Read every word. And what I see is you being a pedant. Pity. There are far better things to discuss than the sharpness of the point that can be ground onto a ‘possibility’.
If you can’t see that they are identical, you need to think more.
The statements of others who don’t agree with me.
Yet not relevant here.
Straw man.
There is nothing inherently racist about throwing peanuts and calling someone an animal.
And I say you’re wrong.
But that’s not the point.
The point is that OTHERS thought it was racist, and then it turned out it wasn’t. They were wrong, based on a hasty judgement. Hence it is possible that you are also wrong about the peanut incident because you are making a hasty judgement.
Then why are you discussing it?
I have already explained - as you would know if you read the thread - that accusations of racism are very serious, and avoiding false ones is good for the cause against racism by preserving credibiilty.
You seem to place an unusual amount of daylight between ‘probably’ and ‘not giving the benefit of the doubt’. Anyway, we both agree that this was probably racist and we also agree that it cannot be 100% determined to be racist. Maybe you’re at 51% and the rest of us are at 99%?

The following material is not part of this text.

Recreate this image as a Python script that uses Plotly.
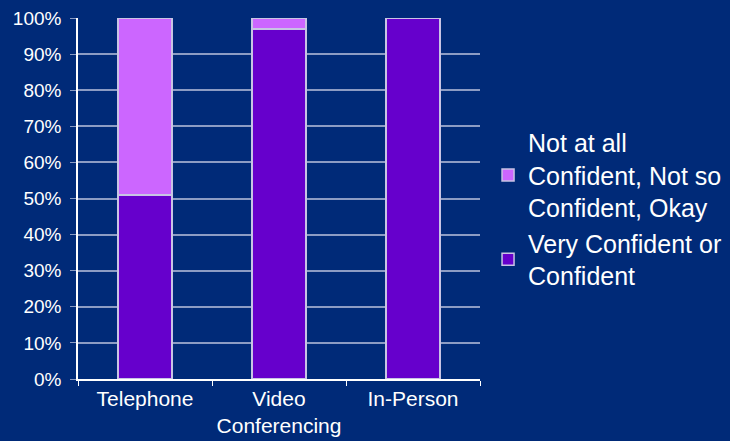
import plotly.graph_objects as go

categories = ["Telephone", "Video<br>Conferencing", "In-Person"]
very_confident = [0.51, 0.97, 1.00]
not_confident = [0.49, 0.03, 0.00]
series_names = ["Very Confident or<br>Confident", "Not at all<br>Confident, Not so<br>Confident, Okay"]

bg = "#002A78"
grid = "#8C9CC4"
edge = "#C8C4E4"
font_family = "Liberation Sans, Arial, sans-serif"

fig = go.Figure()
fig.add_trace(go.Bar(x=categories, y=very_confident, name=series_names[0],
                     marker=dict(color="#6600CC", line=dict(color=edge, width=1.5)),
                     width=0.4))
fig.add_trace(go.Bar(x=categories, y=not_confident, name=series_names[1],
                     marker=dict(color="#CC66FF", line=dict(color=edge, width=1.5)),
                     width=0.4))

fig.update_layout(
    width=730, height=441,
    barmode="stack",
    paper_bgcolor=bg, plot_bgcolor=bg,
    margin=dict(l=78, r=250, t=18, b=62, autoexpand=False),
    font=dict(family=font_family, color="white"),
    showlegend=True,
    legend=dict(traceorder="reversed", x=1.02, xanchor="left", y=0.47, yanchor="middle",
                font=dict(size=25, color="white"), bgcolor="rgba(0,0,0,0)",
                itemwidth=30),
    hovermode=False,
)
fig.update_yaxes(range=[0, 1], dtick=0.1, tickformat=".0%", showgrid=True,
                 gridcolor=grid, gridwidth=1.5, showline=True, linecolor="white",
                 linewidth=1.5, ticks="outside", ticklen=6, tickcolor=grid,
                 ticklabelstandoff=5, automargin=False,
                 tickfont=dict(size=19, color="white"), zeroline=False)
fig.update_xaxes(showline=True, linecolor="white", linewidth=1.5, ticks="outside",
                 tickson="boundaries", ticklen=5, tickcolor="white", tickangle=0,
                 ticklabelstandoff=0, automargin=False,
                 tickfont=dict(size=21, color="white"))

fig.write_html("out.html")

Lance, when normal humans say things, like “The sun will rise tomorrow” or “That guy is angry” or “I’ll see you next week,” there are a host of implicit assumptions that do not need to be stated.
I would wager there is precious little that anyone feels or knows with 100% certainty. It would be inconvenient if we had to state the qualifications, provisos, caveats and limitations every time.
So we allow for rounding in most conversations. You haven’t hit upon a key and useful debate point. You’ve harped on a regular facet of communication that everyone else takes as a given.